Returns a suggested factor by which the user's tolerances should be scaled when too much accuracy has been requested for some internal step.

Returns the solution error weights at the current time.

Returns the vector of estimated local errors.

Summaries of integrator statistics.

Returns the integrator statistics as a group.

Prints the integrator statistics on the given channel.

Summaries of linear solver statistics.

Returns linear solver statistics as a group.

Returns the cumulative number of nonlinear (functional or Newton) iterations.

Returns the cumulative number of nonlinear convergence failures.

Returns both the numbers of nonlinear iterations performed nniters and nonlinear convergence failures nncfails.

set_root_direction s dir specifies the direction of zero-crossings to be located and returned. dir may contain one entry for each root function.

Like Cvode.set_root_direction but specifies a single direction for all root functions.

Disables issuing a warning if some root function appears to be identically zero at the beginning of the integration.

Returns the number of root functions.

Fills an array showing which functions were found to have a root.

Returns the cumulative number of calls made to the user-supplied root function g.

Returns the current total number of projection evaluations.

Returns the current total number of projection evaluation failures.

Raised on missing or illegal solver inputs. Also raised if an element of the error weight vector becomes zero during time stepping, or the linear solver initialization function failed, or a root was found both at t and very near t.

The initial and final times are too close to each other and an initial step size was not specified.

The requested time could not be reached in mxstep internal steps. See Cvode.set_max_num_steps

The requested accuracy could not be satisfied.

Too many error test failures within a step or at the minimum step size. See Cvode.set_max_err_test_fails and Cvode.set_min_step.

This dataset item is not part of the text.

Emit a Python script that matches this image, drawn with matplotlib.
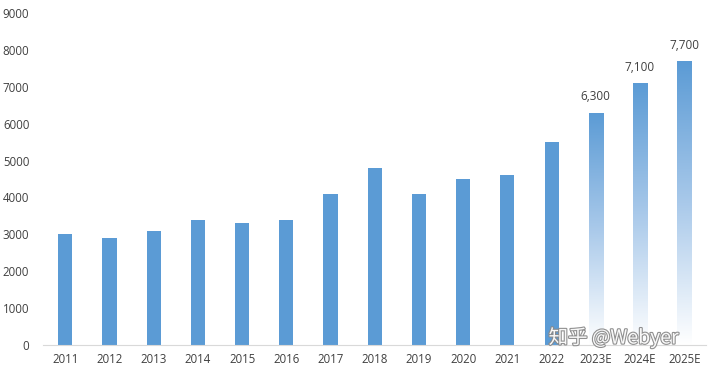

Too many convergence test failures within a step or at the minimum step size. See Cvode.set_max_conv_fails and Cvode.set_min_step.

Linear solver initialization failed.

Linear solver setup failed in an unrecoverable manner. If possible, the exception in the underlying linear solver is specified. It is typically one of Sundials_LinearSolver.ZeroInDiagonal, Sundials_LinearSolver.PSetFailure, or Sundials_LinearSolver.PackageFailure.

Linear solver solution failed in an unrecoverable manner. If possible, the exception in the underlying linear solver is specified. It is typically one of Sundials_LinearSolver.ZeroInDiagonal, Sundials_LinearSolver.ATimesFailure, Sundials_LinearSolver.PSolveFailure, Sundials_LinearSolver.GSFailure, Sundials_LinearSolver.QRSolFailure, or Sundials_LinearSolver.PackageFailure.

The nonlinear solver failed in a general way.

Nonlinear solver initialization failed.

Nonlinear solver setup failed in an unrecoverable manner.

The right-hand side function failed in an unrecoverable manner.

The right-hand side function had a recoverable error when first called.

Too many convergence test failures, or unable to estimate the initial step size, due to repeated recoverable errors in the right-hand side function.

The right-hand side function had a recoverable error, but no recovery was possible. This error can only occur after an error test failure at order one.

The rootfinding function failed.

No solution satisfying the inequality constraints could be found.

Raised by Cvode.get_dky for invalid order values.

Raised by Cvode.get_dky for invalid time values.

A fused vector operation failed.

The projection function failed.

The projection function failed repeatedly.

The project functionality is not enabled. A projection function must be given in the call to Cvode.init and the last call to Cvode.set_proj_frequency must not have set the frequency to zero.